Heinz Müller

Personal information
- Full name: Helmut Paul Heinz Müller
- Date of birth: 30 May 1978 (age 47)
- Place of birth: Frankfurt am Main, West Germany
- Height: 1.94 m (6 ft 4 in)
- Position: Goalkeeper

Youth career
- 1996–1997: FSV Frankfurt

Senior career*
- Years: Team / Apps / (Gls)
- 1997–2001: Hannover 96 / 9 / (0)
- 2001–2002: Arminia Bielefeld / 1 / (0)
- 2002–2003: FC St. Pauli / 16 / (0)
- 2003–2004: Jahn Regensburg / 4 / (0)
- 2004–2005: Odd Grenland / 7 / (0)
- 2005–2007: Lillestrøm / 42 / (0)
- 2007–2009: Barnsley / 64 / (0)
- 2009–2014: Mainz 05 / 65 / (0)
- 2010–2014: Mainz 05 II / 2 / (0)
- Total:  / 210 / (0)

= Heinz Müller (footballer, born 1978) =

German footballer

Heinz Müller (born 30 May 1978) is a German former professional footballer who played as a goalkeeper.

==Club career==
Müller started his first-team career with the German amateur club FSV Frankfurt in the summer of 1996 and went on to then Regionalliga Nord side Hannover 96 after one season.
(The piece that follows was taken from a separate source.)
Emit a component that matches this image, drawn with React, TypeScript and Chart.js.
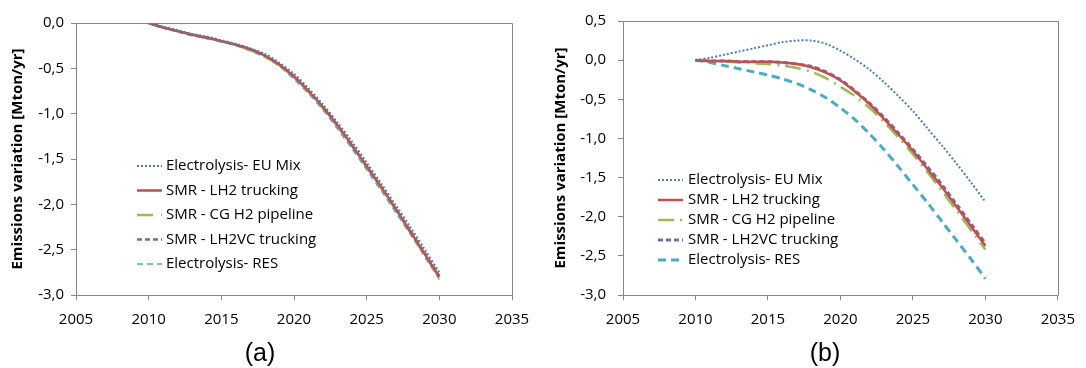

He spent four seasons in Hannover as the second-choice keeper and made eight appearances in the 2. Bundesliga over three seasons following the club's promotion to the second division in 1998. He then transferred to Arminia Bielefeld in the summer of 2001, but only managed one 2. Bundesliga appearance in one and a half seasons with the club.

In January 2003, he moved to FC St. Pauli and was their first-choice keeper until the end of the 2002–03 season, appearing in sixteen 2. Bundesliga games. The club was relegated to the Regionalliga at the end of the season, and Müller moved on to then newly promoted 2. Bundesliga side Jahn Regensburg for the 2003–04 season, and made four 2. Bundesliga appearances for the club at the beginning of the season.

He transferred to Norwegian club Odd Grenland in the summer of 2004 and played there until the end of the year before moving to Lillestrøm in January 2005. In August 2007, Müller moved to Barnsley on a three-year contract and made a number of superb performances. In 64 appearances for Barnsley, Müller managed to keep 17 clean-sheets and conceded 88 goals. A highlight in his debut season was saving an Andy Keogh penalty in a 1–0 win over Wolverhampton Wanderers in December 2007.

In January 2008, Müller suffered a horrific injury to the lateral meniscus whilst playing against Colchester United. Despite the injury he kept a clean sheet but missed the remainder of the season due to the injury. He made his comeback to football in September 2008 in a 0–0 draw with Southampton. On 15 June 2009, he left Barnsley after two years to sign for Mainz 05, where he spent four seasons before leaving in 2014.

==International career==
Müller has been capped 14 times for German youth national teams. In the 2009–10 season, Müller was voted in the Bundesliga team of the year.

==Honours==
Lillestrøm
- Norwegian Cup: 2007 (Though he was a Barnsley-player at the time of the final.)